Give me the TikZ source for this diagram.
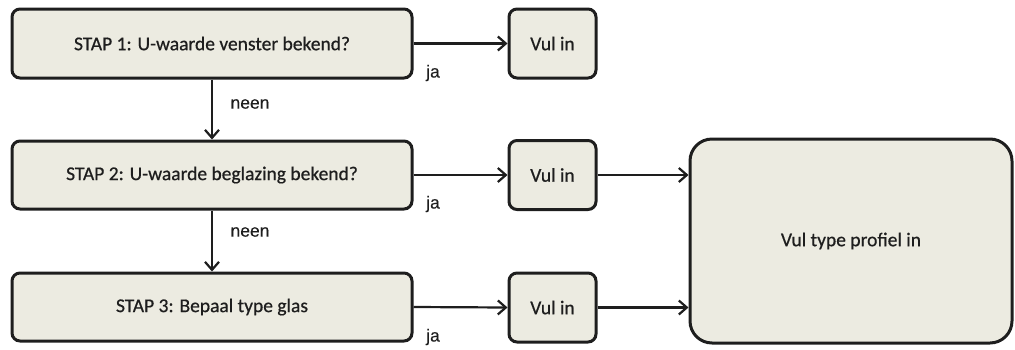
\documentclass[tikz,border=0pt]{standalone}
\usepackage{fontspec}
\setmainfont{Carlito}
\newfontfamily\boxfont[FakeBold=0.6]{Carlito}
\newfontfamily\labfont[FakeBold=0.3]{Liberation Sans}
\usetikzlibrary{arrows.meta}
\definecolor{boxfill}{HTML}{ECEBE1}
\definecolor{ink}{HTML}{1E1E1E}
\tikzset{
  stepbox/.style={draw=ink, line width=3pt, fill=boxfill, rounded corners=8pt, inner sep=0pt, font=\boxfont\fontsize{19.5}{22}\selectfont, text=ink},
  smallbox/.style={stepbox, minimum width=87pt, minimum height=69pt},
  bigbox/.style={stepbox, rounded corners=22pt},
  conn/.style={draw=ink, line width=2.2pt, -{Straight Barb[length=8pt,width=14pt,line width=2.2pt]}},
  lab/.style={font=\labfont\fontsize{17.5}{20}\selectfont, text=ink, inner sep=0pt}
}
\begin{document}
\begin{tikzpicture}[x=1pt,y=-1pt]
\useasboundingbox (0,0) rectangle (1015,349);
\node[stepbox, minimum width=400pt, minimum height=69pt] (s1) at (212,43.5) {STAP 1: U-waarde venster bekend?};
\node[stepbox, minimum width=400pt, minimum height=68pt] (s2) at (212,175) {STAP 2: U-waarde beglazing bekend?};
\node[stepbox, minimum width=400pt, minimum height=68pt] (s3) at (212,307) {STAP 3: Bepaal type glas};
\node[smallbox] (v1) at (552.5,43.5) {Vul in};
\node[smallbox] (v2) at (552.5,175) {Vul in};
\node[smallbox] (v3) at (552.5,307.5) {Vul in};
\node[bigbox, minimum width=322pt, minimum height=204pt] (big) at (851,241) {Vul type profiel in};
\draw[conn] (s1.east) -- (v1.west);
\draw[conn] (s2.east) -- (v2.west);
\draw[conn] (s3.east) -- (v3.west);
\draw[conn] (v2.east) -- (v2.east -| big.west);
\draw[conn] (v3.east) -- (v3.east -| big.west);
\draw[conn] (s1.south) -- (s2.north);
\draw[conn] (s2.south) -- (s3.north);
\node[lab] (j1) at (433,73) {ja};
\node[lab] (j2) at (433,204) {ja};
\node[lab] (j3) at (433,337) {ja};
\node[lab] (n1) at (250,104) {neen};
\node[lab] (n2) at (250,232) {neen};
\end{tikzpicture}
\end{document}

- The exercise
Repeat the material above in full and exactly, omitting the pictures.

- The solution
Give me the TikZ source for this diagram.
\documentclass[tikz,border=0pt]{standalone}
\usepackage{fontspec}
\setmainfont{Carlito}
\newfontfamily\boxfont[FakeBold=0.6]{Carlito}
\newfontfamily\labfont[FakeBold=0.3]{Liberation Sans}
\usetikzlibrary{arrows.meta}
\definecolor{boxfill}{HTML}{ECEBE1}
\definecolor{ink}{HTML}{1E1E1E}
\tikzset{
  stepbox/.style={draw=ink, line width=3pt, fill=boxfill, rounded corners=8pt, inner sep=0pt, font=\boxfont\fontsize{19.5}{22}\selectfont, text=ink},
  smallbox/.style={stepbox, minimum width=87pt, minimum height=69pt},
  bigbox/.style={stepbox, rounded corners=22pt},
  conn/.style={draw=ink, line width=2.2pt, -{Straight Barb[length=8pt,width=14pt,line width=2.2pt]}},
  lab/.style={font=\labfont\fontsize{17.5}{20}\selectfont, text=ink, inner sep=0pt}
}
\begin{document}
\begin{tikzpicture}[x=1pt,y=-1pt]
\useasboundingbox (0,0) rectangle (1015,349);
\node[stepbox, minimum width=400pt, minimum height=69pt] (s1) at (212,43.5) {STAP 1: U-waarde venster bekend?};
\node[stepbox, minimum width=400pt, minimum height=68pt] (s2) at (212,175) {STAP 2: U-waarde beglazing bekend?};
\node[stepbox, minimum width=400pt, minimum height=68pt] (s3) at (212,307) {STAP 3: Bepaal type glas};
\node[smallbox] (v1) at (552.5,43.5) {Vul in};
\node[smallbox] (v2) at (552.5,175) {Vul in};
\node[smallbox] (v3) at (552.5,307.5) {Vul in};
\node[bigbox, minimum width=322pt, minimum height=204pt] (big) at (851,241) {Vul type profiel in};
\draw[conn] (s1.east) -- (v1.west);
\draw[conn] (s2.east) -- (v2.west);
\draw[conn] (s3.east) -- (v3.west);
\draw[conn] (v2.east) -- (v2.east -| big.west);
\draw[conn] (v3.east) -- (v3.east -| big.west);
\draw[conn] (s1.south) -- (s2.north);
\draw[conn] (s2.south) -- (s3.north);
\node[lab] (j1) at (433,73) {ja};
\node[lab] (j2) at (433,204) {ja};
\node[lab] (j3) at (433,337) {ja};
\node[lab] (n1) at (250,104) {neen};
\node[lab] (n2) at (250,232) {neen};
\end{tikzpicture}
\end{document}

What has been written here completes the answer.